‘Vamos todos terminar esse período mais endividados’

A crise deflagrada pelo coronavírus terminará com todos – famílias, empresas e governo – mais endividados. No entanto, o Brasil não está conseguindo transmitir aos investidores a confiança na volta do equilíbrio fiscal, necessária para que a recuperação da economia ocorra de forma saudável. A avaliação foi feita ontem pelo presidente do Itaú Unibano, Candido Bracher, na “Live” do Valor.

Para o executivo, o enfrentamento dos impactos da pandemia requer o uso de recursos públicos, mas será necessário que as taxas de juros se mantenham baixas por um longo período após a crise. E isso só vai acontecer se ficar claro para os investidores que a dívida pública não vai estourar – uma mensagem que,  até agora, o Brasil não está conseguindo passar pela falta de coesão entre os Poderes.
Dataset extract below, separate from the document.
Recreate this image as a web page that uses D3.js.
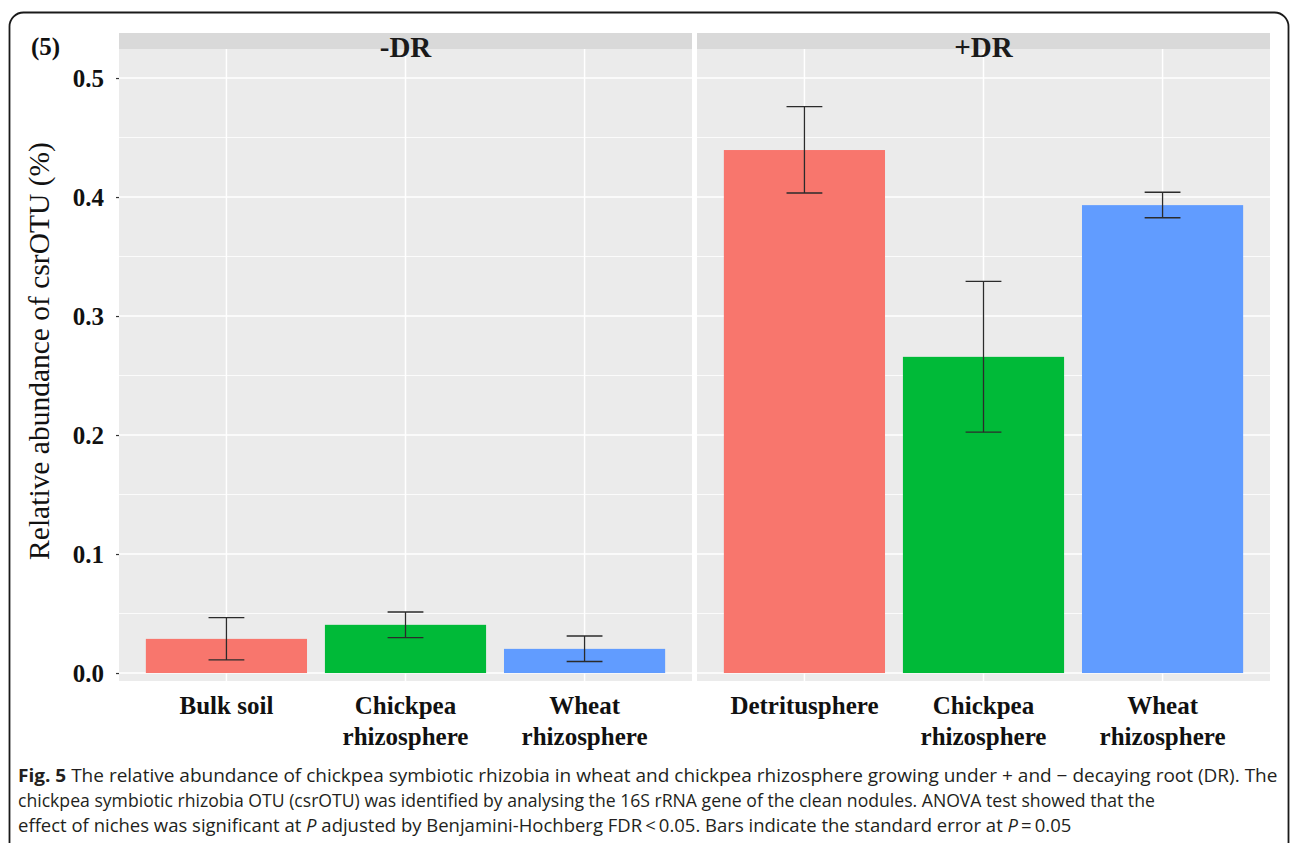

“Certamente não estamos conseguindo transmitir confiança aos mercados”, disse Bracher. “As perspectivas de entendimento pobre entre Legislativo e Executivo criam essa incerteza em relação ao futuro que se soma às incertezas já naturais do processo da crise de saúde que vivemos.” Sinal disso, de acordo com o presidente do Itaú, são as taxas de juros de longo prazo, que estão em patamar elevado. A crise política, disse Bracher, está agravando as incertezas naturais decorrentes da pandemia e a falta de uma orientação única e ruim para a população. “Atrapalha você ter orientações divergentes em relação ao que deve ser feito.”

O executivo afirmou que a fase da “surpresa” passou, e agora está claro que a volta à normalidade só acontecerá quando houver vacina, cura ou boa parte da população estiver imunizada. “Teremos a economia funcionando num nível abaixo do que vinha antes da crise por um tempo longo.” Para Bracher, os bancos terão papel importante na crise. Primeiro, auxiliando os clientes a absorver o choque inicial, o que tem sido feito por meio da prorrogação de contratos. Depois, ajudando-os na travessia e na recuperação de seus negócios depois do período mais turbulento.
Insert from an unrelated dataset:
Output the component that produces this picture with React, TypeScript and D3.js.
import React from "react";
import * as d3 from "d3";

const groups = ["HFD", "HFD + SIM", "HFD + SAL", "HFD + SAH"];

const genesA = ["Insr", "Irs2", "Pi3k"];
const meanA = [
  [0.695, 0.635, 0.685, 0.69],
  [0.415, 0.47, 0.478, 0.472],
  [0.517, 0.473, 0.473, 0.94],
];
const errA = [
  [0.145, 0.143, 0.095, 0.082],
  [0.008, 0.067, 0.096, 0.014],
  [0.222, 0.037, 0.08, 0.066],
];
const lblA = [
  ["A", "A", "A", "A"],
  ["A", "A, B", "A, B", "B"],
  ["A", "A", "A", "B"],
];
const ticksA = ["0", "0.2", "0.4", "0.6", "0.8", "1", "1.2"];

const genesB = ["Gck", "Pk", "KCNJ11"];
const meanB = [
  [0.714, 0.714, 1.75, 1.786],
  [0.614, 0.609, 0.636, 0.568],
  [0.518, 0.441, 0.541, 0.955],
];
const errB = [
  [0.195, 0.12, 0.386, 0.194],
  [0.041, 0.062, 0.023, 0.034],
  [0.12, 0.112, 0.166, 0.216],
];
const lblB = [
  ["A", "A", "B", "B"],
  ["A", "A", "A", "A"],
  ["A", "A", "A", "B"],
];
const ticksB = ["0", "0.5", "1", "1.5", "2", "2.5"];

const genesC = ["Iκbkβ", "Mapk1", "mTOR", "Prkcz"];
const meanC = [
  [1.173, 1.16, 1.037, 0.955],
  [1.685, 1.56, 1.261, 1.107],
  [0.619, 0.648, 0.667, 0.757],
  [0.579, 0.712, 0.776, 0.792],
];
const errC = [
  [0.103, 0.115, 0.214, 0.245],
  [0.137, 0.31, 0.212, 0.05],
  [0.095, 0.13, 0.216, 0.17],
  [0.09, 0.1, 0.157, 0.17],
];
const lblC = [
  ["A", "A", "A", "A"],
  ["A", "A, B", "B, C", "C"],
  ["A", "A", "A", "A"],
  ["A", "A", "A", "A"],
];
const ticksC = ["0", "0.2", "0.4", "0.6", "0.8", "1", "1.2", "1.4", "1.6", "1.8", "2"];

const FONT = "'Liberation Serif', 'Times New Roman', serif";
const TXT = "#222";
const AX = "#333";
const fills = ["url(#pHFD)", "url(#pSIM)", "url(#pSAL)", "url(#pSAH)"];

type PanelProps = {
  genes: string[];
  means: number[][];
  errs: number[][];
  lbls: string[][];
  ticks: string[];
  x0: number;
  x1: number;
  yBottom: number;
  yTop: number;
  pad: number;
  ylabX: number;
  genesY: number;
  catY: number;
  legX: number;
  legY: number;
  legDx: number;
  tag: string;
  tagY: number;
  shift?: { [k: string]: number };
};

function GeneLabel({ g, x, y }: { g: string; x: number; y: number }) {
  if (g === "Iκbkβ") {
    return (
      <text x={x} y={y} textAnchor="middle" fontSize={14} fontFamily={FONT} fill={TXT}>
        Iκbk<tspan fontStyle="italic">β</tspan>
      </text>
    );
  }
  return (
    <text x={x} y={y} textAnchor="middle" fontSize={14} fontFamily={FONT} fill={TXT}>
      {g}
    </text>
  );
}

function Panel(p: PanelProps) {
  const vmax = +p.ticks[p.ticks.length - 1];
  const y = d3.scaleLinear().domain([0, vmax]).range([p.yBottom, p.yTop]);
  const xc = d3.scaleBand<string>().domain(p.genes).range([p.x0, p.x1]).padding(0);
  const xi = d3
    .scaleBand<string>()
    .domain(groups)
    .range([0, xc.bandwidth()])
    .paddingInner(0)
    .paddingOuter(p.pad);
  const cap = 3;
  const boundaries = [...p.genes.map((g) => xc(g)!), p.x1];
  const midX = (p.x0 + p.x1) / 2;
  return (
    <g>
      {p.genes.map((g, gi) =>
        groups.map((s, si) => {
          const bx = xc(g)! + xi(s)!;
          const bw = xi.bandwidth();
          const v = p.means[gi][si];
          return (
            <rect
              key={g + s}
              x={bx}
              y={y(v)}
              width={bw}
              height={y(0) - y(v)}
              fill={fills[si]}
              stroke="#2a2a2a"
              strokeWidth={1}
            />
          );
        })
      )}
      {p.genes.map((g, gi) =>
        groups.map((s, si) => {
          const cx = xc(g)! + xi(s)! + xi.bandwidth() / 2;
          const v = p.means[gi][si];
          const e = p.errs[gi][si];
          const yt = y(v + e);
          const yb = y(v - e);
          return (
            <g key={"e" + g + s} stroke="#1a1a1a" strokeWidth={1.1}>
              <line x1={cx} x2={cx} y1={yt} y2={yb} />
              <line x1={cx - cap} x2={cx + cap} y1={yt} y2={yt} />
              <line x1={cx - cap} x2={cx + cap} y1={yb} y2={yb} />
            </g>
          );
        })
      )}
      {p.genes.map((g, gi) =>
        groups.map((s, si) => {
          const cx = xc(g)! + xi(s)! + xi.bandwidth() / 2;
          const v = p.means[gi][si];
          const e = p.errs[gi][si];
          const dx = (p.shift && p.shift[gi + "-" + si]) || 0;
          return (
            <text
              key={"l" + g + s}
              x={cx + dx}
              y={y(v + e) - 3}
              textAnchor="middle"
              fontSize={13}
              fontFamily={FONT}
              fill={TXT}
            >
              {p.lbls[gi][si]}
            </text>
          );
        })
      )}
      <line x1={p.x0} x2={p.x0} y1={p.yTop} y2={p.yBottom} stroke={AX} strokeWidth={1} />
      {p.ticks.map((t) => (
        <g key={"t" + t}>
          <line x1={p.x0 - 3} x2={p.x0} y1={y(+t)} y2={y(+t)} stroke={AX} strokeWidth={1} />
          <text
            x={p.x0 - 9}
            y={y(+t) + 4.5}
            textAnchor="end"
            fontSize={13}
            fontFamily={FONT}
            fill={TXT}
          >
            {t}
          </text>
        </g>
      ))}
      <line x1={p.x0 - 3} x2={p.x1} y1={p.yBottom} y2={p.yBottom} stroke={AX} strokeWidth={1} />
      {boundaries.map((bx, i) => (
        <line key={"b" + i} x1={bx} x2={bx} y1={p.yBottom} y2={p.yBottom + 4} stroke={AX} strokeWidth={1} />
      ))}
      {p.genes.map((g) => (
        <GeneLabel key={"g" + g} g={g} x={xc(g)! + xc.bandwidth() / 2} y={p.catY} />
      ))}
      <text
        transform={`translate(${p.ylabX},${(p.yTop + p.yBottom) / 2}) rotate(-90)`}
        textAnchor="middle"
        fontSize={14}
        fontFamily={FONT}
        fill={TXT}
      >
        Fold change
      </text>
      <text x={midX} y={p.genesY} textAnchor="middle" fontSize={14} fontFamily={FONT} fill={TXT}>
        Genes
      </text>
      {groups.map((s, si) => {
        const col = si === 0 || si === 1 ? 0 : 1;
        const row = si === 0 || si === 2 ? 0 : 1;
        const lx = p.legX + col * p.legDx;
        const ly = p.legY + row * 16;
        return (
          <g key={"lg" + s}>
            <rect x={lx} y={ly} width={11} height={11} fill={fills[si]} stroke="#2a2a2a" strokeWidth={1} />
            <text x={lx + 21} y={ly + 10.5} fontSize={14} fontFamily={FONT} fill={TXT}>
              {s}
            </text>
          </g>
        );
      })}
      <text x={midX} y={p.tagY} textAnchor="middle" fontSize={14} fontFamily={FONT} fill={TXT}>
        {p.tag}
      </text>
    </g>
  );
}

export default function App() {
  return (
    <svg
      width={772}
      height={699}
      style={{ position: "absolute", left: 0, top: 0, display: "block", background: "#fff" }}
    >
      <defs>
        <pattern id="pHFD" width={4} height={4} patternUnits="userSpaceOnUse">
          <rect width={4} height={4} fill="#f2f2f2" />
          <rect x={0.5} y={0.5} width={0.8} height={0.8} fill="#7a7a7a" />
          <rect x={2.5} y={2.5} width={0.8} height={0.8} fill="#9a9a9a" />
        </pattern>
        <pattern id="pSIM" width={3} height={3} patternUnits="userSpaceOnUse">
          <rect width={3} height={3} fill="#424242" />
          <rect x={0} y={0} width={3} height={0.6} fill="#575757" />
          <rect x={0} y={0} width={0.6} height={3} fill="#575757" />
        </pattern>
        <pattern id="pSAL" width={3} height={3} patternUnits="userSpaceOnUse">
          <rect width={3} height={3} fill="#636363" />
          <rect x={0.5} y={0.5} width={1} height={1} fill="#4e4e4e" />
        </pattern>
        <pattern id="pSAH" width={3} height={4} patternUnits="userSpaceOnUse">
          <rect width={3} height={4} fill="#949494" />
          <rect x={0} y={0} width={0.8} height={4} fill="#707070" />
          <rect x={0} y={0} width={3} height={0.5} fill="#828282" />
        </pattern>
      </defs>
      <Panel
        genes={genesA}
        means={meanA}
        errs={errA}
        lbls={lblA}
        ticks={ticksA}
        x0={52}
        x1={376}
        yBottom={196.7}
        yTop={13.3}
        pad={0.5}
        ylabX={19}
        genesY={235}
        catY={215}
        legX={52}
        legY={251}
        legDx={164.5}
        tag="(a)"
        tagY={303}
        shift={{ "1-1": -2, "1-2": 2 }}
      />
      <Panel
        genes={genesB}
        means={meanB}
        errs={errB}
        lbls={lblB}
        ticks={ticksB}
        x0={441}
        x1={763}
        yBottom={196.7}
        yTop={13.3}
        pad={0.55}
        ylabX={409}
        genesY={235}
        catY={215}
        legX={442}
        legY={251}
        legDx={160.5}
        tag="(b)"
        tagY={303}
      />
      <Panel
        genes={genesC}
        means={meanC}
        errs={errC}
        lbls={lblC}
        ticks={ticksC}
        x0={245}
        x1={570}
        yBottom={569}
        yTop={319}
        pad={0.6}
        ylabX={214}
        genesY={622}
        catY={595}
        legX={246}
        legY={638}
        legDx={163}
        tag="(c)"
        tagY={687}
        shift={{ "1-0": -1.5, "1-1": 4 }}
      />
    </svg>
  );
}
Por isso, propostas como a limitação das taxas de juros das modalidades rotativas – como previsto em projeto de lei do senador Álvaro Dias (Podemos-PR) – podem ter boas intenções, mas reduzem a oferta de crédito e fragilizam o sistema financeiro. “Temos uma crise de saúde, temos crise econômica, temos também uma crise política. Certamente, não precisamos de uma crise do sistema financeiro”, afirmou.

O executivo ressaltou que as instituições financeiras aumentaram em 81% as concessões de crédito nos meses de abril e maio, quando comparadas com o mesmo período do ano passado. Apesar disso, a demanda das empresas cresceu muito mais, assim como o risco de inadimplência, e foi a esses fatores que Bracher atribuiu o fato de que pequenas companhias ainda se queixarem da dificuldade em obter recursos.

É aí que entram, de acordo com o executivo, as linhas em discussão entre os bancos e o governo, que poderão ajudar o dinheiro a chegar à ponta. Entre elas, Bracher citou o crédito à folha de pagamento, cujo escopo deve ser ampliado; o Fundo Garantidor de Investimentos (FGI) do BNDES; e a possibilidade de refinanciamento das parcelas já pagas de contratos imobiliários. “Atuamos muito junto ao governo, que tem sido muito proativo”, disse.

O presidente do Itaú afirmou que a realidade imposta pela pandemia vai acelerar o processo de transformação digital em curso no banco. O banco colocou 48 mil funcionários em home office e o uso de canais digitais aumentou. O próprio Bracher está trabalhando de casa há dois meses. “É mais fácil se transformar quando você não está crescendo a todo vapor. Quando a competição é intensa por market share, você fica focado no crescimento”, disse. Para o executivo, a crise também colocou em primeiro plano a desigualdade social brasileira, e como ela fragiliza a sociedade como um todo. “A força de uma corrente é a à força de seu elo mais fraco”, ressaltou.

Esse foi um dos motivadores, segundo ele, da doação de R$ 1,3 bilhão feita pelo Itaú para iniciativas de combate à pandemia.

Bracher citou a questão ambiental como outro fator em que o Brasil precisa melhorar. “Cuidar do ambiente é uma responsabilidade que temos como sociedade e que não estamos cumprindo adequadamente”, afirmou. “Isso tem efeitos negativos para nossa vida e também na forma como somos vistos de fora.”